(Source code of charts)
==*==
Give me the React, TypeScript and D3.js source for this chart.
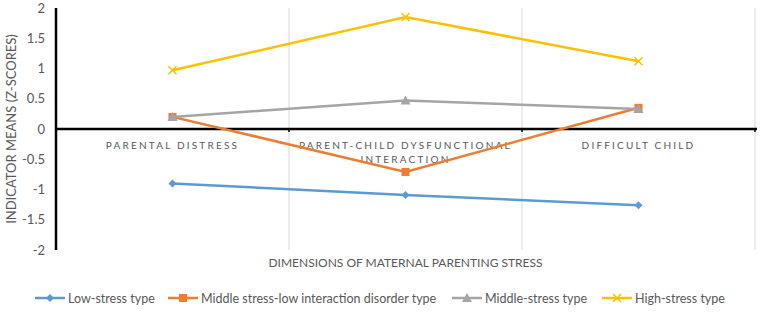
import React from "react";
import * as d3 from "d3";

// chart values
const categories = ["PARENTAL DISTRESS", "PARENT-CHILD DYSFUNCTIONAL INTERACTION", "DIFFICULT CHILD"];
const categoryLines = [["PARENTAL DISTRESS"], ["PARENT-CHILD DYSFUNCTIONAL", "INTERACTION"], ["DIFFICULT CHILD"]];
const seriesNames = ["Low-stress type", "Middle stress-low interaction disorder type", "Middle-stress type", "High-stress type"];
const lowStress = [-0.9, -1.09, -1.26];
const middleLowInteraction = [0.2, -0.71, 0.35];
const middleStress = [0.2, 0.47, 0.33];
const highStress = [0.97, 1.85, 1.12];
const yTicks = [2, 1.5, 1, 0.5, 0, -0.5, -1, -1.5, -2];

const colors = ["#5b9bd5", "#ed7d31", "#a5a5a5", "#ffc000"];
const markers = ["diamond", "square", "triangle", "cross"];
const allSeries = [lowStress, middleLowInteraction, middleStress, highStress];

const W = 764;
const H = 315;
const left = 56;
const right = 755;
const top = 8;
const bottom = 250;
const font = "Lato, 'Open Sans', sans-serif";

function Marker({ kind, x, y, color }: { kind: string; x: number; y: number; color: string }) {
  if (kind === "diamond") {
    return <path d={`M${x},${y - 4}L${x + 4},${y}L${x},${y + 4}L${x - 4},${y}Z`} fill={color} />;
  }
  if (kind === "square") {
    return <rect x={x - 4} y={y - 4} width={8} height={8} fill={color} />;
  }
  if (kind === "triangle") {
    return <path d={`M${x},${y - 5}L${x + 5},${y + 4}L${x - 5},${y + 4}Z`} fill={color} />;
  }
  return (
    <path d={`M${x - 4},${y - 4}L${x + 4},${y + 4}M${x + 4},${y - 4}L${x - 4},${y + 4}`} stroke={color} strokeWidth={1.5} />
  );
}

export default function App() {
  const x = d3.scaleBand<string>().domain(categories).range([left, right]);
  const y = d3.scaleLinear().domain([-2, 2]).range([bottom, top]);
  const cx = (c: string) => (x(c) as number) + x.bandwidth() / 2;
  const line = d3
    .line<number>()
    .x((_, i) => cx(categories[i]))
    .y((d) => y(d));

  const legendX = [35, 168, 452, 602];

  return (
    <svg width={W} height={H} style={{ position: "absolute", left: 0, top: 0, background: "#fff" }}>
      {/* gridlines */}
      {categories.map((c) => (
        <line key={c} x1={(x(c) as number) + x.bandwidth()} x2={(x(c) as number) + x.bandwidth()} y1={top} y2={bottom} stroke="#d9d9d9" strokeWidth={1} />
      ))}
      {/* axes */}
      <line x1={left} x2={left} y1={top} y2={bottom} stroke="#000" strokeWidth={2.5} />
      <line x1={left} x2={right + 2} y1={y(0)} y2={y(0)} stroke="#000" strokeWidth={2.5} />
      {categories.map((c) => (
        <line key={c} x1={(x(c) as number) + x.bandwidth()} x2={(x(c) as number) + x.bandwidth()} y1={y(0)} y2={y(0) + 3} stroke="#000" strokeWidth={1.5} />
      ))}
      {yTicks.map((t) => (
        <text key={t} x={45} y={y(t) + 4.5} textAnchor="end" fontSize={13} fill="#595959" fontFamily={font}>
          {t}
        </text>
      ))}
      {categories.map((c, i) =>
        categoryLines[i].map((s, j) => (
          <text key={c + j} x={cx(c)} y={y(0) + 20 + j * 14} textAnchor="middle" fontSize={10} letterSpacing={2.2} fill="#595959" fontFamily={font}>
            {s}
          </text>
        ))
      )}
      <text x={(left + right) / 2} y={267} textAnchor="middle" fontSize={12} fill="#595959" fontFamily={font}>
        DIMENSIONS OF MATERNAL PARENTING STRESS
      </text>
      <text transform={`translate(16,${y(0)}) rotate(-90)`} textAnchor="middle" fontSize={13} fill="#595959" fontFamily={font}>
        INDICATOR MEANS (Z-SCORES)
      </text>
      {/* series */}
      {allSeries.map((s, k) => (
        <g key={k}>
          <path d={line(s) as string} fill="none" stroke={colors[k]} strokeWidth={2.5} />
          {s.map((v, i) => (
            <Marker key={i} kind={markers[k]} x={cx(categories[i])} y={y(v)} color={colors[k]} />
          ))}
        </g>
      ))}
      {/* legend */}
      {seriesNames.map((n, k) => (
        <g key={n}>
          <line x1={legendX[k]} x2={legendX[k] + 30} y1={298} y2={298} stroke={colors[k]} strokeWidth={2.5} />
          <Marker kind={markers[k]} x={legendX[k] + 15} y={298} color={colors[k]} />
          <text x={legendX[k] + 33} y={302.5} fontSize={12.5} fill="#595959" fontFamily={font}>
            {n}
          </text>
        </g>
      ))}
    </svg>
  );
}
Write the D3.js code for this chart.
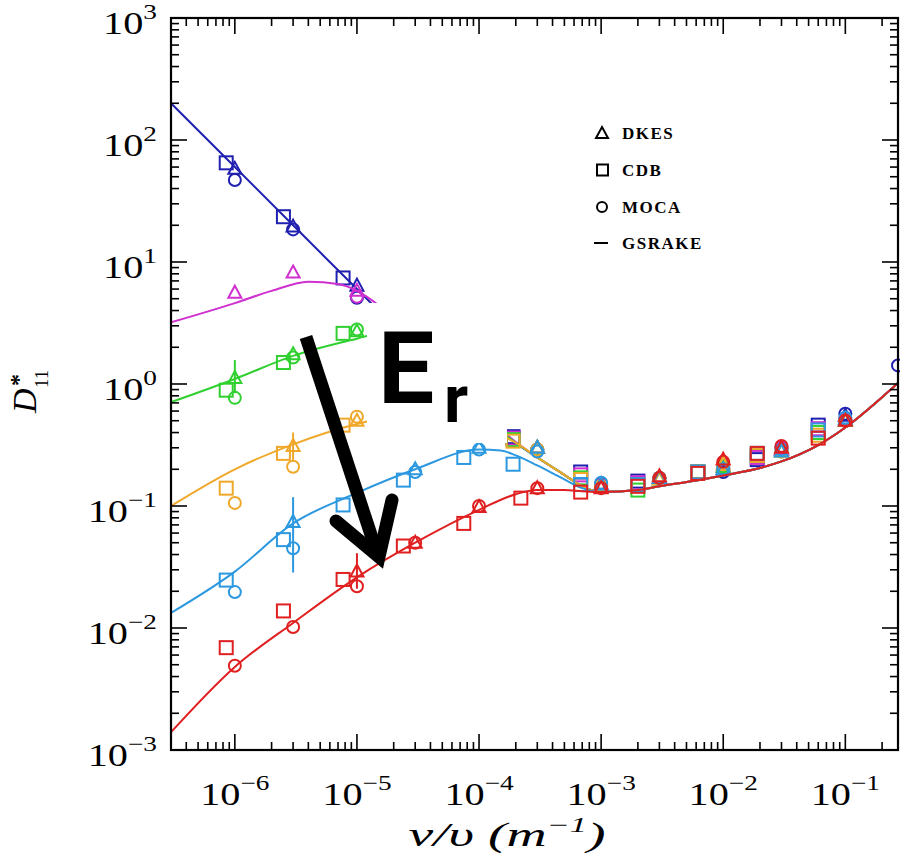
==*==
TO BE DONE: In this exercise, set down all of the data exactly, without the pictures.

RESULT OF THIS TASK:
Give me the React, TypeScript and D3.js source for this chart.
import React from "react";
import * as d3 from "d3";

// chart values
const categories = ["PARENTAL DISTRESS", "PARENT-CHILD DYSFUNCTIONAL INTERACTION", "DIFFICULT CHILD"];
const categoryLines = [["PARENTAL DISTRESS"], ["PARENT-CHILD DYSFUNCTIONAL", "INTERACTION"], ["DIFFICULT CHILD"]];
const seriesNames = ["Low-stress type", "Middle stress-low interaction disorder type", "Middle-stress type", "High-stress type"];
const lowStress = [-0.9, -1.09, -1.26];
const middleLowInteraction = [0.2, -0.71, 0.35];
const middleStress = [0.2, 0.47, 0.33];
const highStress = [0.97, 1.85, 1.12];
const yTicks = [2, 1.5, 1, 0.5, 0, -0.5, -1, -1.5, -2];

const colors = ["#5b9bd5", "#ed7d31", "#a5a5a5", "#ffc000"];
const markers = ["diamond", "square", "triangle", "cross"];
const allSeries = [lowStress, middleLowInteraction, middleStress, highStress];

const W = 764;
const H = 315;
const left = 56;
const right = 755;
const top = 8;
const bottom = 250;
const font = "Lato, 'Open Sans', sans-serif";

function Marker({ kind, x, y, color }: { kind: string; x: number; y: number; color: string }) {
  if (kind === "diamond") {
    return <path d={`M${x},${y - 4}L${x + 4},${y}L${x},${y + 4}L${x - 4},${y}Z`} fill={color} />;
  }
  if (kind === "square") {
    return <rect x={x - 4} y={y - 4} width={8} height={8} fill={color} />;
  }
  if (kind === "triangle") {
    return <path d={`M${x},${y - 5}L${x + 5},${y + 4}L${x - 5},${y + 4}Z`} fill={color} />;
  }
  return (
    <path d={`M${x - 4},${y - 4}L${x + 4},${y + 4}M${x + 4},${y - 4}L${x - 4},${y + 4}`} stroke={color} strokeWidth={1.5} />
  );
}

export default function App() {
  const x = d3.scaleBand<string>().domain(categories).range([left, right]);
  const y = d3.scaleLinear().domain([-2, 2]).range([bottom, top]);
  const cx = (c: string) => (x(c) as number) + x.bandwidth() / 2;
  const line = d3
    .line<number>()
    .x((_, i) => cx(categories[i]))
    .y((d) => y(d));

  const legendX = [35, 168, 452, 602];

  return (
    <svg width={W} height={H} style={{ position: "absolute", left: 0, top: 0, background: "#fff" }}>
      {/* gridlines */}
      {categories.map((c) => (
        <line key={c} x1={(x(c) as number) + x.bandwidth()} x2={(x(c) as number) + x.bandwidth()} y1={top} y2={bottom} stroke="#d9d9d9" strokeWidth={1} />
      ))}
      {/* axes */}
      <line x1={left} x2={left} y1={top} y2={bottom} stroke="#000" strokeWidth={2.5} />
      <line x1={left} x2={right + 2} y1={y(0)} y2={y(0)} stroke="#000" strokeWidth={2.5} />
      {categories.map((c) => (
        <line key={c} x1={(x(c) as number) + x.bandwidth()} x2={(x(c) as number) + x.bandwidth()} y1={y(0)} y2={y(0) + 3} stroke="#000" strokeWidth={1.5} />
      ))}
      {yTicks.map((t) => (
        <text key={t} x={45} y={y(t) + 4.5} textAnchor="end" fontSize={13} fill="#595959" fontFamily={font}>
          {t}
        </text>
      ))}
      {categories.map((c, i) =>
        categoryLines[i].map((s, j) => (
          <text key={c + j} x={cx(c)} y={y(0) + 20 + j * 14} textAnchor="middle" fontSize={10} letterSpacing={2.2} fill="#595959" fontFamily={font}>
            {s}
          </text>
        ))
      )}
      <text x={(left + right) / 2} y={267} textAnchor="middle" fontSize={12} fill="#595959" fontFamily={font}>
        DIMENSIONS OF MATERNAL PARENTING STRESS
      </text>
      <text transform={`translate(16,${y(0)}) rotate(-90)`} textAnchor="middle" fontSize={13} fill="#595959" fontFamily={font}>
        INDICATOR MEANS (Z-SCORES)
      </text>
      {/* series */}
      {allSeries.map((s, k) => (
        <g key={k}>
          <path d={line(s) as string} fill="none" stroke={colors[k]} strokeWidth={2.5} />
          {s.map((v, i) => (
            <Marker key={i} kind={markers[k]} x={cx(categories[i])} y={y(v)} color={colors[k]} />
          ))}
        </g>
      ))}
      {/* legend */}
      {seriesNames.map((n, k) => (
        <g key={n}>
          <line x1={legendX[k]} x2={legendX[k] + 30} y1={298} y2={298} stroke={colors[k]} strokeWidth={2.5} />
          <Marker kind={markers[k]} x={legendX[k] + 15} y={298} color={colors[k]} />
          <text x={legendX[k] + 33} y={302.5} fontSize={12.5} fill="#595959" fontFamily={font}>
            {n}
          </text>
        </g>
      ))}
    </svg>
  );
}
Write the D3.js code for this chart.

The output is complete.